By Thor’s Hammer!
For the past few months, I’ve become more and more disillusioned by the current state of Ruby’s scripting support. Sure, we have optparse, and a gamut of other solutions, but there’s no full-stack package for writing robust binaries.
Enter thor.
The idea behind thor initially came from my work on a textmate binary (more on that later today), which would manage installed Textmate bundles. Sure, there’s the getbundle bundle, and you can manually get bundles from subversion, but I wanted a single binary that handled all of that.
While I was building it, I decided to map the commands that people could enter to a class and its methods. I created a small file that I included with the textmate binary called class_cli, and created some syntax for mapping things, like so (note that this is not the final syntax):
class MyApp
include CLI
desc "list [list]“, “list some items”
def list(list = “stuff”)
puts list.split(/,\s*/).join(”\n”)
end
end
MyApp.start
Assuming the binary is called app, you could then do app list "one,two,three", which would print:
one two three
In the case of the textmate binary, I created methods for list, install, installed, and uninstall.
This worked nicely, so I wanted to extract it out for use in other tools. I started the Hermes project on github, but while drinking with Chris Wanstrath, I was convinced that the name Thor would be more appealing. Oh, the things that alcohol can do. I was also convinced of a couple other things (again, in a slightly inebriated state):
- rake and sake needed to be replaced for scripts, not as a replacement for make
- nobody was going to use
hermesthor if they need extra boilerplate like MyApp.start
Long story short, Chris convinced me to make Thor a full-fledged scripting solution. So I did.
Thor, as it exists today, has two components:
- The Thor superclass, which works exactly like CLI/Hermes, except that you inherit from it instead of including it (class MyApp < Thor).
- The Thor runner, which can run Thortasks that are in a local directory or installed from a remote location
The thor runner allows you to make files like:
# module: random
class Amazing < Thor
desc "describe NAME", "say that someone is amazing"
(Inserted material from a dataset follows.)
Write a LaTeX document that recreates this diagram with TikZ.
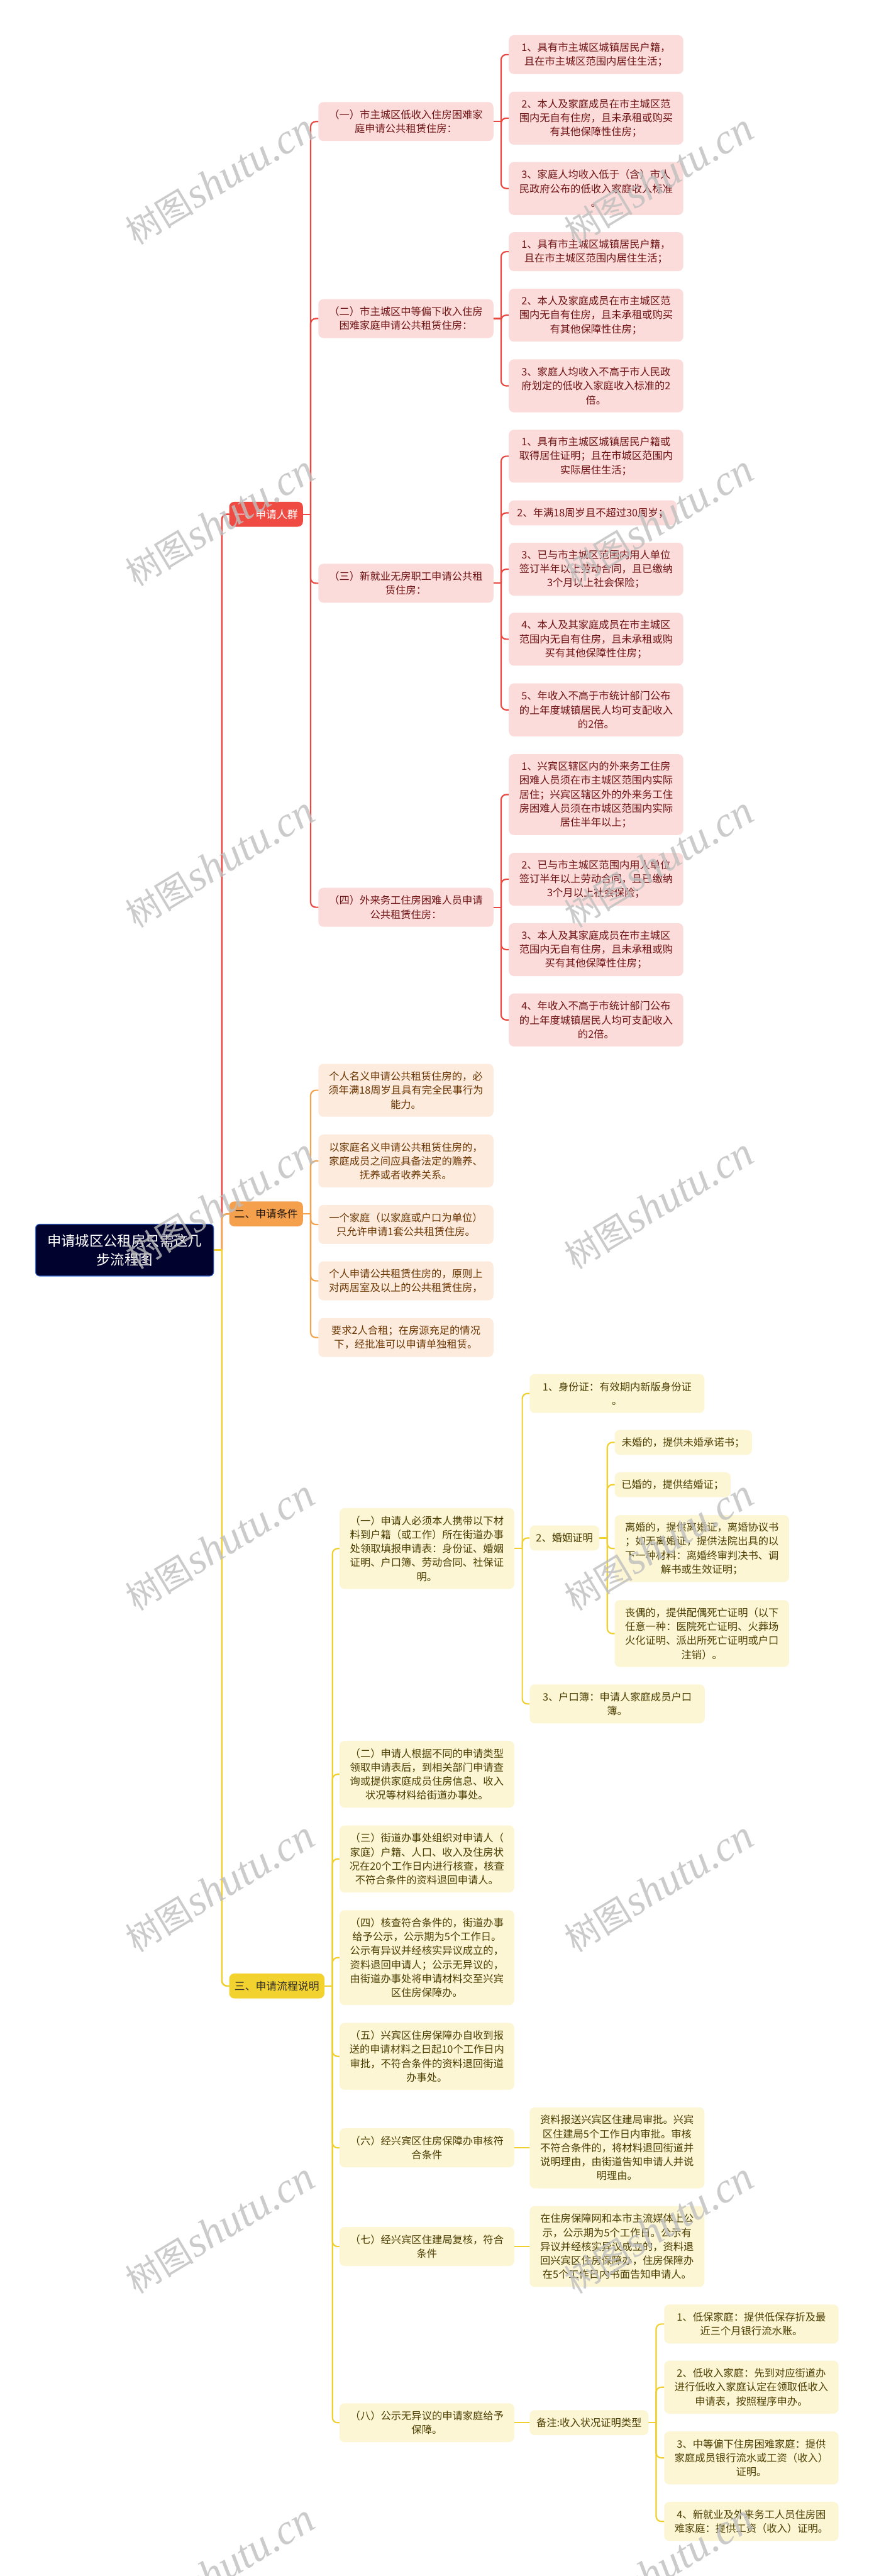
\documentclass[tikz,border=0pt]{standalone}
\usepackage{fontspec}
\setmainfont{Noto Sans CJK SC}
\newfontfamily\wmlatin{Liberation Serif}
\definecolor{rline}{HTML}{E9473F}
\definecolor{rfill}{HTML}{F04B43}
\definecolor{rleaf}{HTML}{FCDCDB}
\definecolor{rtext}{HTML}{6E1212}
\definecolor{oline}{HTML}{F3A24D}
\definecolor{ofill}{HTML}{F5A04D}
\definecolor{oleaf}{HTML}{FDEBDE}
\definecolor{otext}{HTML}{6A3500}
\definecolor{yline}{HTML}{F0D02E}
\definecolor{yfill}{HTML}{F2D22E}
\definecolor{yleaf}{HTML}{FDF6D5}
\definecolor{ytext}{HTML}{4B3E00}
\definecolor{rootfill}{HTML}{02022F}
\definecolor{rootborder}{HTML}{3A6FD8}
\definecolor{wmgray}{HTML}{BEBEBE}
\pgfdeclarelayer{bg}
\pgfsetlayers{bg,main}
\tikzset{
  base/.style={rounded corners=7.5pt, align=center, inner sep=0pt, anchor=west,
    font=\fontsize{15}{20.5}\selectfont},
  nl/.style={minimum height={(41*#1+32)*0.5pt}},
  wd/.style={minimum width={#1*0.5pt}},
  rnode/.style={base, fill=rleaf, text=rtext},
  onode/.style={base, fill=oleaf, text=otext},
  ynode/.style={base, fill=yleaf, text=ytext},
  topic/.style={rounded corners=7.5pt, align=center, inner sep=0pt, anchor=west,
    font=\fontsize{15.5}{20.5}\selectfont, minimum height=36.5pt},
  rootbox/.style={rounded corners=6pt, align=center, inner sep=0pt, anchor=west,
    fill=rootfill, draw=rootborder, line width=1pt, text=white,
    font=\fontsize{20.6}{27.5}\selectfont, minimum width=261pt, minimum height=76pt},
  rconn/.style={draw=rline, line width=2pt, rounded corners=7.5pt, line cap=round},
  oconn/.style={draw=oline, line width=2pt, rounded corners=7.5pt, line cap=round},
  yconn/.style={draw=yline, line width=2pt, rounded corners=7.5pt, line cap=round},
  wm/.style={rotate=31, text=wmgray, text opacity=0.8, inner sep=0pt},
}
\begin{document}
\begin{tikzpicture}[x=0.5pt,y=-0.5pt]
\useasboundingbox (0,0) rectangle (2560,7544);
\begin{pgfonlayer}{bg}
\fill[white] (0,0) rectangle (2560,7544);
\end{pgfonlayer}

% root and topics
\node[rootbox] (root) at (103,3661) {申请城区公租房只需这几\\步流程图};
\node[topic, fill=rfill, text=white, minimum width=108pt] (s1) at (671,1506) {一、申请人群};
\node[topic, fill=ofill, text={black!85!brown}, minimum width=108pt] (s2) at (671,3555) {二、申请条件};
\node[topic, fill=yfill, text={black!85!olive}, minimum width=139.5pt] (s3) at (671,5816) {三、申请流程说明};

% red branch
\node[rnode,wd=513,nl=2] (a1) at (932,356) {（一）市主城区低收入住房困难家\\庭申请公共租赁住房：};
\node[rnode,wd=513,nl=2] (a2) at (932,933) {（二）市主城区中等偏下收入住房\\困难家庭申请公共租赁住房：};
\node[rnode,wd=513,nl=2] (a3) at (932,1708) {（三）新就业无房职工申请公共租\\赁住房：};
\node[rnode,wd=513,nl=2] (a4) at (932,2657) {（四）外来务工住房困难人员申请\\公共租赁住房：};

\node[rnode,wd=511,nl=2] (a11) at (1490,160) {1、具有市主城区城镇居民户籍，\\且在市主城区范围内居住生活；};
\node[rnode,wd=511,nl=3] (a12) at (1490,346) {2、本人及家庭成员在市主城区范\\围内无自有住房，且未承租或购买\\有其他保障性住房；};
\node[rnode,wd=511,nl=3] (a13) at (1490,552) {3、家庭人均收入低于（含）市人\\民政府公布的低收入家庭收入标准\\。};

\node[rnode,wd=511,nl=2] (a21) at (1490,737) {1、具有市主城区城镇居民户籍，\\且在市主城区范围内居住生活；};
\node[rnode,wd=511,nl=3] (a22) at (1490,923) {2、本人及家庭成员在市主城区范\\围内无自有住房，且未承租或购买\\有其他保障性住房；};
\node[rnode,wd=511,nl=3] (a23) at (1490,1130) {3、家庭人均收入不高于市人民政\\府划定的低收入家庭收入标准的2\\倍。};

\node[rnode,wd=511,nl=3] (a31) at (1490,1336) {1、具有市主城区城镇居民户籍或\\取得居住证明；且在市城区范围内\\实际居住生活；};
\node[rnode,wd=492,nl=1] (a32) at (1490,1502) {2、年满18周岁且不超过30周岁；};
\node[rnode,wd=511,nl=3] (a33) at (1490,1667) {3、已与市主城区范围内用人单位\\签订半年以上劳动合同，且已缴纳\\3个月以上社会保险；};
\node[rnode,wd=511,nl=3] (a34) at (1490,1872) {4、本人及其家庭成员在市主城区\\范围内无自有住房，且未承租或购\\买有其他保障性住房；};
\node[rnode,wd=511,nl=3] (a35) at (1490,2079) {5、年收入不高于市统计部门公布\\的上年度城镇居民人均可支配收入\\的2倍。};

\node[rnode,wd=511,nl=5] (a41) at (1490,2327) {1、兴宾区辖区内的外来务工住房\\困难人员须在市主城区范围内实际\\居住；兴宾区辖区外的外来务工住\\房困难人员须在市城区范围内实际\\居住半年以上；};
\node[rnode,wd=511,nl=3] (a42) at (1490,2575) {2、已与市主城区范围内用人单位\\签订半年以上劳动合同，且已缴纳\\3个月以上社会保险；};
\node[rnode,wd=511,nl=3] (a43) at (1490,2781) {3、本人及其家庭成员在市主城区\\范围内无自有住房，且未承租或购\\买有其他保障性住房；};
\node[rnode,wd=511,nl=3] (a44) at (1490,2987) {4、年收入不高于市统计部门公布\\的上年度城镇居民人均可支配收入\\的2倍。};

% orange branch
\node[onode,wd=513,nl=3] (b1) at (932,3193) {个人名义申请公共租赁住房的，必\\须年满18周岁且具有完全民事行为\\能力。};
\node[onode,wd=513,nl=3] (b2) at (932,3400) {以家庭名义申请公共租赁住房的，\\家庭成员之间应具备法定的赡养、\\抚养或者收养关系。};
\node[onode,wd=513,nl=2] (b3) at (932,3586) {一个家庭（以家庭或户口为单位）\\只允许申请1套公共租赁住房。};
\node[onode,wd=513,nl=2] (b4) at (932,3751) {个人申请公共租赁住房的，原则上\\对两居室及以上的公共租赁住房，};
\node[onode,wd=513,nl=2] (b5) at (932,3917) {要求2人合租；在房源充足的情况\\下，经批准可以申请单独租赁。};

% yellow branch
\node[ynode,wd=512,nl=5] (c1) at (994,4535) {（一）申请人必须本人携带以下材\\料到户籍（或工作）所在街道办事\\处领取填报申请表：身份证、婚姻\\证明、户口簿、劳动合同、社保证\\明。};
\node[ynode,wd=512,nl=4] (c2) at (994,5196) {（二）申请人根据不同的申请类型\\领取申请表后，到相关部门申请查\\询或提供家庭成员住房信息、收入\\状况等材料给街道办事处。};
\node[ynode,wd=512,nl=4] (c3) at (994,5444) {（三）街道办事处组织对申请人（\\家庭）户籍、人口、收入及住房状\\况在20个工作日内进行核查，核查\\不符合条件的资料退回申请人。};
\node[ynode,wd=512,nl=6] (c4) at (994,5733) {（四）核查符合条件的，街道办事\\给予公示，公示期为5个工作日。\\公示有异议并经核实异议成立的，\\资料退回申请人；公示无异议的，\\由街道办事处将申请材料交至兴宾\\区住房保障办。};
\node[ynode,wd=512,nl=4] (c5) at (994,6022) {（五）兴宾区住房保障办自收到报\\送的申请材料之日起10个工作日内\\审批，不符合条件的资料退回街道\\办事处。};
\node[ynode,wd=512,nl=2] (c6) at (994,6290) {（六）经兴宾区住房保障办审核符\\合条件};
\node[ynode,wd=512,nl=2] (c7) at (994,6579) {（七）经兴宾区住建局复核，符合\\条件};
\node[ynode,wd=512,nl=2] (c8) at (994,7095) {（八）公示无异议的申请家庭给予\\保障。};

\node[ynode,wd=512,nl=2] (c11) at (1551,4081) {1、身份证：有效期内新版身份证\\。};
\node[ynode,wd=204,nl=1] (c12) at (1551,4504) {2、婚姻证明};
\node[ynode,wd=513,nl=2] (c13) at (1551,4990) {3、户口簿：申请人家庭成员户口\\簿。};

\node[ynode,wd=402,nl=1] (m1) at (1800,4224) {未婚的，提供未婚承诺书；};
\node[ynode,wd=340,nl=1] (m2) at (1800,4348) {已婚的，提供结婚证；};
\node[ynode,wd=511,nl=4] (m3) at (1800,4535) {离婚的，提供离婚证，离婚协议书\\；如无离婚证，提供法院出具的以\\下一种材料：离婚终审判决书、调\\解书或生效证明；};
\node[ynode,wd=511,nl=4] (m4) at (1800,4784) {丧偶的，提供配偶死亡证明（以下\\任意一种：医院死亡证明、火葬场\\火化证明、派出所死亡证明或户口\\注销）。};

\node[ynode,wd=512,nl=5] (c61) at (1551,6290) {资料报送兴宾区住建局审批。兴宾\\区住建局5个工作日内审批。审核\\不符合条件的，将材料退回街道并\\说明理由，由街道告知申请人并说\\明理由。};
\node[ynode,wd=512,nl=5] (c71) at (1551,6579) {在住房保障网和本市主流媒体上公\\示，公示期为5个工作日。公示有\\异议并经核实异议成立的，资料退\\回兴宾区住房保障办，住房保障办\\在5个工作日内书面告知申请人。};
\node[ynode,wd=348,nl=1] (c81) at (1551,7095) {备注:收入状况证明类型};

\node[ynode,wd=511,nl=2] (n1) at (1945,6806) {1、低保家庭：提供低保存折及最\\近三个月银行流水账。};
\node[ynode,wd=511,nl=3] (n2) at (1945,6991) {2、低收入家庭：先到对应街道办\\进行低收入家庭认定在领取低收入\\申请表，按照程序申办。};
\node[ynode,wd=511,nl=3] (n3) at (1945,7198) {3、中等偏下住房困难家庭：提供\\家庭成员银行流水或工资（收入）\\证明。};
\node[ynode,wd=511,nl=2] (n4) at (1945,7384) {4、新就业及外来务工人员住房困\\难家庭：提供工资（收入）证明。};

% trunk coordinates
\path (root.east) ++(23,0) coordinate (rt);
\path (s1.east) ++(22,0) coordinate (s1t);
\path (s2.east) ++(22,0) coordinate (s2t);
\path (s3.east) ++(23,0) coordinate (s3t);
\path (a1.east) ++(22,0) coordinate (a1t);
\path (a2.east) ++(22,0) coordinate (a2t);
\path (a3.east) ++(22,0) coordinate (a3t);
\path (a4.east) ++(22,0) coordinate (a4t);
\path (c1.east) ++(23,0) coordinate (c1t);
\path (c12.east) ++(23,0) coordinate (c12t);
\path (c81.east) ++(22,0) coordinate (c81t);

\begin{pgfonlayer}{bg}
% root level
\draw[rconn, line width=2.4pt] (rt) |- (s1.west);
\draw[oconn, line width=2.4pt] (rt) |- (s2.west);
\draw[yconn, line width=2.4pt] (rt) |- (s3.west);
\draw[yconn, line width=2.4pt] (root.east) -- (rt);
% red
\draw[rconn] (s1.east) -- (s1t);
\foreach \c in {a1,a2,a3,a4} { \draw[rconn] (s1t) |- (\c.west); }
\draw[rconn] (a1.east) -- (a1t);
\foreach \c in {a11,a12,a13} { \draw[rconn] (a1t) |- (\c.west); }
\draw[rconn] (a2.east) -- (a2t);
\foreach \c in {a21,a22,a23} { \draw[rconn] (a2t) |- (\c.west); }
\draw[rconn] (a3.east) -- (a3t);
\foreach \c in {a31,a32,a33,a34,a35} { \draw[rconn] (a3t) |- (\c.west); }
\draw[rconn] (a4.east) -- (a4t);
\foreach \c in {a41,a42,a43,a44} { \draw[rconn] (a4t) |- (\c.west); }
% orange
\draw[oconn] (s2.east) -- (s2t);
\foreach \c in {b1,b2,b3,b4,b5} { \draw[oconn] (s2t) |- (\c.west); }
% yellow
\draw[yconn] (s3.east) -- (s3t);
\foreach \c in {c1,c2,c3,c4,c5,c6,c7,c8} { \draw[yconn] (s3t) |- (\c.west); }
\draw[yconn] (c1.east) -- (c1t);
\foreach \c in {c11,c12,c13} { \draw[yconn] (c1t) |- (\c.west); }
\draw[yconn] (c12.east) -- (c12t);
\foreach \c in {m1,m2,m3,m4} { \draw[yconn] (c12t) |- (\c.west); }
\draw[yconn] (c6.east) -- (c61.west);
\draw[yconn] (c7.east) -- (c71.west);
\draw[yconn] (c8.east) -- (c81.west);
\draw[yconn] (c81.east) -- (c81t);
\foreach \c in {n1,n2,n3,n4} { \draw[yconn] (c81t) |- (\c.west); }
\end{pgfonlayer}

% watermarks
\foreach \k in {0,...,7} {
  \node[wm] (wl\k) at (645,{526+1000*\k}) {{\fontsize{50}{50}\selectfont 树图}\,{\wmlatin\itshape\fontsize{62}{62}\selectfont shutu.cn}};
  \node[wm] (wr\k) at (1930,{526+1000*\k}) {{\fontsize{50}{50}\selectfont 树图}\,{\wmlatin\itshape\fontsize{62}{62}\selectfont shutu.cn}};
}
\end{tikzpicture}
\end{document}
method_options :forcefully => :boolean
def describe(name, opts)
ret = “#{name} is amazing”
puts opts["forcefully"] ? ret.upcase : ret
end
desc “hello”, “say hello”
def hello
puts “Hello”
end
end
If you call the file *.thor or Thorfile and place it in your current directory, any directory above you, or tasks/*.thor, you can then invoke the thorfile in any of the following ways:
$ thor -T Tasks ----- amazing:describe NAME [--forcefully] say that someone is amazing amazing:hello say hello $ thor amazing:hello Hello $ thor amazing:describe “This blog reader” This blog reader is amazing $ thor amazing:describe “This blog reader” –forcefully THIS BLOG READER IS AMAZING
You can also install local tasks or remote tasks to your system thor cache and make them available anywhere:
$ thor install task.thor
Your Thorfile contains:
# module: random
class Amazing < Thor
desc "describe NAME", "say that someone is amazing"
method_options :forcefully => :boolean
def describe(name, opts)
ret = “#{name} is amazing”
puts opts["forcefully"] ? ret.upcase : ret
end
desc “hello”, “say hello”
def hello
puts “Hello”
end
end
Do you wish to continue [y/N]? y
Storing thor file in your system repository
$ thor installed
Name Modules
—- ——-
random amazing
Tasks
—–
amazing:describe NAME [--forcefully] say that someone is amazing
amazing:hello say hello
$ thor amazing:hello
Hello
… same as above …
You can also specify a URL instead of a file name; like sake, thor uses open-uri to get the files. You uninstall or update thor modules based on the short name that was provided; if # module: name exists at the top of the file, thor will use that by default. You can also use thor install task.thor --as my_short_name. If you don’t provide a short name, thor will ask for one.
Later, you can do thor update short_name and thor will remember where you got the module from and try to update it. thor uninstall short_name will remove the module from your list of installed modules.
Of course, thor -T (or thor list) will list local tasks and system-wide tasks in the resulting list, so you don’t need a separate tool to track your thortasks, and a local task can be made into a system task trivially.
Finally, thor itself is self-hosting; the thor runner uses the Thor superclass. As a result, I added some more features to the superclass as I built the runner:
- You can map short names to their full name:
map "-T" => :list, which is whythor -Tandthor listare identical - You can provide additional options that get passed in as a Hash (
method_options :as => :required). The available option types are:required,:optional, and:boolean. The resulting hash is passed in as the final parameter to your method and the pretty-printed help automatically includes them in the usage screen.